▶ _Stated exercise_
From the first line of the data down to and including the line with "const yTicks = [0, 0.2, 0.4, 0.6, 0.8, 1.0];", copy everything exactly, leaving out pictures.

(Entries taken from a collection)

___

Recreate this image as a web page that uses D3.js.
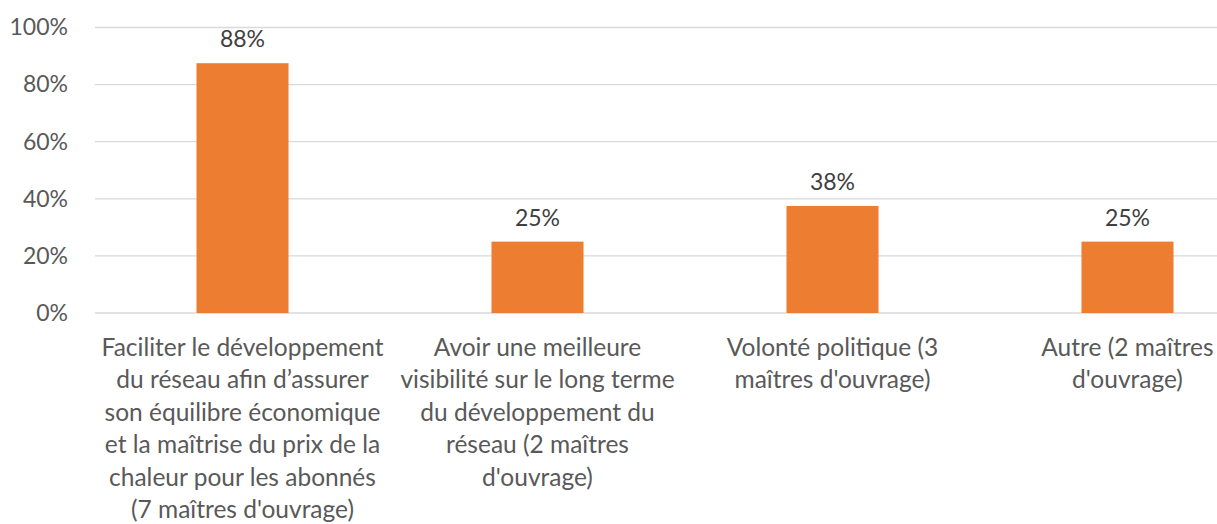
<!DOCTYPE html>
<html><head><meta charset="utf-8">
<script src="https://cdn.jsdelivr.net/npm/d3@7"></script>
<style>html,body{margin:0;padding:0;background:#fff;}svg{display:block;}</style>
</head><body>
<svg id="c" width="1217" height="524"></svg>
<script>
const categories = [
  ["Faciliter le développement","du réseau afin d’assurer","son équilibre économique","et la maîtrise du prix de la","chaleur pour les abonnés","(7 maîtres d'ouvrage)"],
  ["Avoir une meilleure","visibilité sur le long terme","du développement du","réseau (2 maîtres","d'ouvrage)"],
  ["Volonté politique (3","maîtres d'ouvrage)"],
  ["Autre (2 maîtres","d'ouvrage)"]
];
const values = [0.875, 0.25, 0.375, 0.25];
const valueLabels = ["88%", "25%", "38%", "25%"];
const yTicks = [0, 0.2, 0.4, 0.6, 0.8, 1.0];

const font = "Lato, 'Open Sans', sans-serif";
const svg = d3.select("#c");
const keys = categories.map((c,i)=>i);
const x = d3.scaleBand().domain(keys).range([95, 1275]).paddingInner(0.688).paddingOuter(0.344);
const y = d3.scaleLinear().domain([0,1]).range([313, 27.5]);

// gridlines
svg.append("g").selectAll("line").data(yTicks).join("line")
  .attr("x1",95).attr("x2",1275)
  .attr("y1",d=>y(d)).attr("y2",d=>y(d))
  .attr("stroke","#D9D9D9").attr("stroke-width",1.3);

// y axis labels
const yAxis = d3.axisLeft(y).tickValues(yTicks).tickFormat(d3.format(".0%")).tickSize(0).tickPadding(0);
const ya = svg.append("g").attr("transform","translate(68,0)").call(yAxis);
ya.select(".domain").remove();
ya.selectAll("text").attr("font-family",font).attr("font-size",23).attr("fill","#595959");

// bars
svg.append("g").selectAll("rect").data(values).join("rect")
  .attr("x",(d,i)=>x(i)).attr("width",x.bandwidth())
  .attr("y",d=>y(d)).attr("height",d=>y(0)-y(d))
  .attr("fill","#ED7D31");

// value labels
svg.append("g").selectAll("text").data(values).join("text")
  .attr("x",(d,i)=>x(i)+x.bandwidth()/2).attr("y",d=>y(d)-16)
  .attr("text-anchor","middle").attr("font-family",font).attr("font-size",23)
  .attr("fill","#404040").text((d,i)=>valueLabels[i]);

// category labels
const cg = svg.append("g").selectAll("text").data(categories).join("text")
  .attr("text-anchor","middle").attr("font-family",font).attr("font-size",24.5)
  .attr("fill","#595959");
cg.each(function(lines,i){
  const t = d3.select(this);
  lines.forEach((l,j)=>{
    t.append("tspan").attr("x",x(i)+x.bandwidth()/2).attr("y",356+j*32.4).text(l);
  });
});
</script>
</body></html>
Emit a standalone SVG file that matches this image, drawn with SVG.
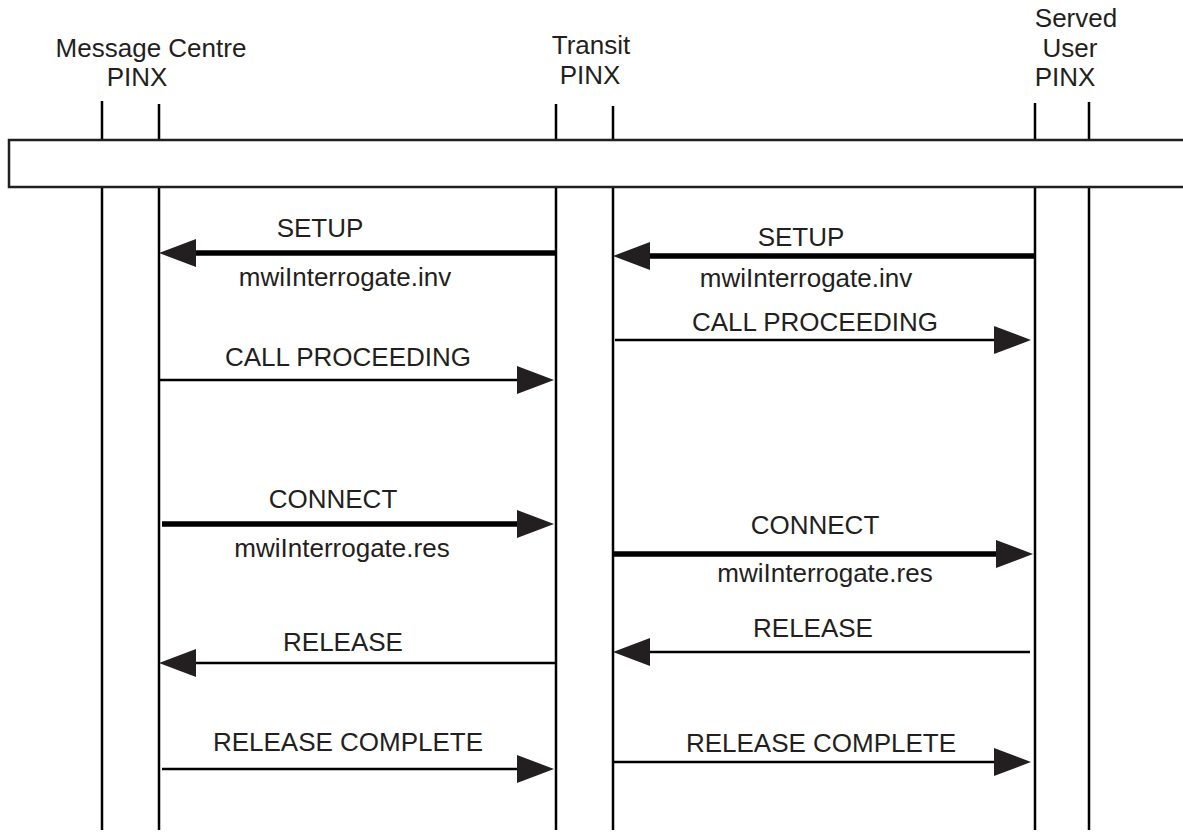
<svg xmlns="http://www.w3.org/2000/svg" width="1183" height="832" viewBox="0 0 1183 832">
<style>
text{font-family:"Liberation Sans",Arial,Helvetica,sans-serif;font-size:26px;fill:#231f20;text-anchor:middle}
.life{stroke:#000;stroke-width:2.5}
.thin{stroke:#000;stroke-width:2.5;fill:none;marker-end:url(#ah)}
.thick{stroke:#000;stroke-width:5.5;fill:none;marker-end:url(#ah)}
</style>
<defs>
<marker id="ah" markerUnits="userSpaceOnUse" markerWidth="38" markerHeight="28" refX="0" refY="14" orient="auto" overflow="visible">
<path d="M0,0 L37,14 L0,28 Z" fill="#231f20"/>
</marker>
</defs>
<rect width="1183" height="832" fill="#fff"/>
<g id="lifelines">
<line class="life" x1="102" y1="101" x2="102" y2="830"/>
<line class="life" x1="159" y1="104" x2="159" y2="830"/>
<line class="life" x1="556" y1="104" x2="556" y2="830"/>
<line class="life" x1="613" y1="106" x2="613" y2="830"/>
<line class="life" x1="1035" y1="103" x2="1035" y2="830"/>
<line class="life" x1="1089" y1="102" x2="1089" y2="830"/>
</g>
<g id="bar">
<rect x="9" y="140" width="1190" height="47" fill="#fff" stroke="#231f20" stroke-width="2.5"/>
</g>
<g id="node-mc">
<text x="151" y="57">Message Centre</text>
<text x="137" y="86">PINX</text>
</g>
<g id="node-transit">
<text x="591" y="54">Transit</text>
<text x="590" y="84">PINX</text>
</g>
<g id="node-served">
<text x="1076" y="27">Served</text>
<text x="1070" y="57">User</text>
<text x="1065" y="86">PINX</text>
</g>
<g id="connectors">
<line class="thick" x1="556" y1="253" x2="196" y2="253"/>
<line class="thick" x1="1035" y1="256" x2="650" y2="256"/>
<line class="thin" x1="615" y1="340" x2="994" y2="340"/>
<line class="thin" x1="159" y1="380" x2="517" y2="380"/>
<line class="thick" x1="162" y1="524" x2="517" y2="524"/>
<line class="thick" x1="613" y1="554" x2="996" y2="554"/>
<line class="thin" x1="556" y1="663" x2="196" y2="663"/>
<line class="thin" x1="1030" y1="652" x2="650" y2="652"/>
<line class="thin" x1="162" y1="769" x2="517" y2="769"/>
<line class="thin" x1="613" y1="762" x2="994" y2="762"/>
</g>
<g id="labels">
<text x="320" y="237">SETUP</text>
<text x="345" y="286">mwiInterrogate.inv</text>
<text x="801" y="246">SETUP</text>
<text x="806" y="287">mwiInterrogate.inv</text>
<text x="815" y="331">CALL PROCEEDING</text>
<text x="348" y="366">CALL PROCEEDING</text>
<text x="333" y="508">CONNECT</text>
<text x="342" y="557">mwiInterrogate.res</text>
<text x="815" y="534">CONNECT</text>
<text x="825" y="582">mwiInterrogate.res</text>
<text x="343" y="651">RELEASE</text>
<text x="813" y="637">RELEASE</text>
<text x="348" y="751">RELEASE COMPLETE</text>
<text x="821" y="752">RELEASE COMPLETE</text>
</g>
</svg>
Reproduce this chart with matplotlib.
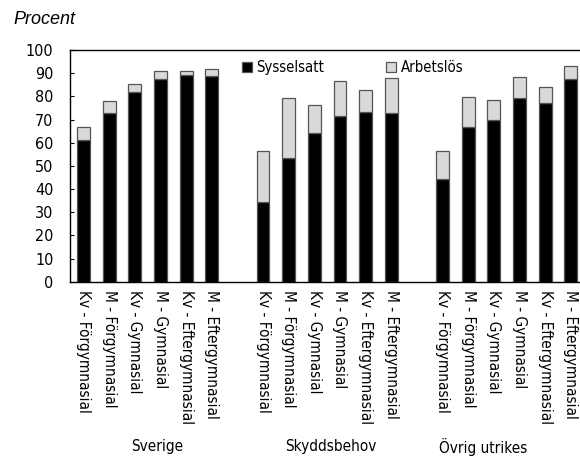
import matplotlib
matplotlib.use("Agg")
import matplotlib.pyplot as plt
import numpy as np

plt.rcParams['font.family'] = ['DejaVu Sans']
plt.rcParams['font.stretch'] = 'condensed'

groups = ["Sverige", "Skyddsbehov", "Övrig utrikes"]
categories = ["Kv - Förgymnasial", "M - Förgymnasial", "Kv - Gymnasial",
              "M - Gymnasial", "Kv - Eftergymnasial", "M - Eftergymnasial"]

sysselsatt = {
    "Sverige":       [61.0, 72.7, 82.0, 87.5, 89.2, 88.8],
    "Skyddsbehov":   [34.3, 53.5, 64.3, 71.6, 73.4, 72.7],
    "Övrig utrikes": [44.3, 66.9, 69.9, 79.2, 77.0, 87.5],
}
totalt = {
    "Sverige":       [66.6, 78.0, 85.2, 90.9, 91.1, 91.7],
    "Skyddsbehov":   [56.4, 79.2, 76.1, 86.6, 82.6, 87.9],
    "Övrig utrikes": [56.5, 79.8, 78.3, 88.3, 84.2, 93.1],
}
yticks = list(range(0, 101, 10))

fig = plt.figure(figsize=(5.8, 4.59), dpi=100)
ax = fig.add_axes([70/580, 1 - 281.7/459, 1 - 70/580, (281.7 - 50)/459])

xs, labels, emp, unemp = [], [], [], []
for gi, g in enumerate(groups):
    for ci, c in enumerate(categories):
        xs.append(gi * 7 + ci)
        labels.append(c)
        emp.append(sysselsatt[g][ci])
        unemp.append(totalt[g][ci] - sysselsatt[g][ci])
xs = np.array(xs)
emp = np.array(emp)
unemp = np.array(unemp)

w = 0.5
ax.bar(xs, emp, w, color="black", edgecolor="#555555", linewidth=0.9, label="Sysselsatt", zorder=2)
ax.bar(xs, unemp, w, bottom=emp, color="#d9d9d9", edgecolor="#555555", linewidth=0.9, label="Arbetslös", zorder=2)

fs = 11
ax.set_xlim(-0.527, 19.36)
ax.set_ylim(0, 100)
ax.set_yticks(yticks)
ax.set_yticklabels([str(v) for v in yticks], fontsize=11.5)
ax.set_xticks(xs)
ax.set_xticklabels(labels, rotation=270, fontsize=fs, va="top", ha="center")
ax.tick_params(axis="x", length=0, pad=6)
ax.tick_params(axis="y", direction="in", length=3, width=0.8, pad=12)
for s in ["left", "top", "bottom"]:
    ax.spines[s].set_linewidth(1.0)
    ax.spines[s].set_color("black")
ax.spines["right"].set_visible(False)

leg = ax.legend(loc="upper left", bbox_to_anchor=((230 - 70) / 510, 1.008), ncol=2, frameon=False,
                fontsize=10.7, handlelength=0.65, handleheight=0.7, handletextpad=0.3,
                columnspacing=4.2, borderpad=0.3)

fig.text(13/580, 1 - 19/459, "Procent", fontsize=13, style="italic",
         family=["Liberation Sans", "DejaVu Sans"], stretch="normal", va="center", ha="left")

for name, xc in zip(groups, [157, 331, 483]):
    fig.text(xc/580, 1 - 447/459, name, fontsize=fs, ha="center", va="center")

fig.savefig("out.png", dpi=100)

___

▶ _Completed exercise_
Recreate this image as a web page that uses D3.js.
<!DOCTYPE html>
<html><head><meta charset="utf-8">
<script src="https://cdn.jsdelivr.net/npm/d3@7"></script>
<style>html,body{margin:0;padding:0;background:#fff;}svg{display:block;}</style>
</head><body>
<svg id="c" width="1217" height="524"></svg>
<script>
const categories = [
  ["Faciliter le développement","du réseau afin d’assurer","son équilibre économique","et la maîtrise du prix de la","chaleur pour les abonnés","(7 maîtres d'ouvrage)"],
  ["Avoir une meilleure","visibilité sur le long terme","du développement du","réseau (2 maîtres","d'ouvrage)"],
  ["Volonté politique (3","maîtres d'ouvrage)"],
  ["Autre (2 maîtres","d'ouvrage)"]
];
const values = [0.875, 0.25, 0.375, 0.25];
const valueLabels = ["88%", "25%", "38%", "25%"];
const yTicks = [0, 0.2, 0.4, 0.6, 0.8, 1.0];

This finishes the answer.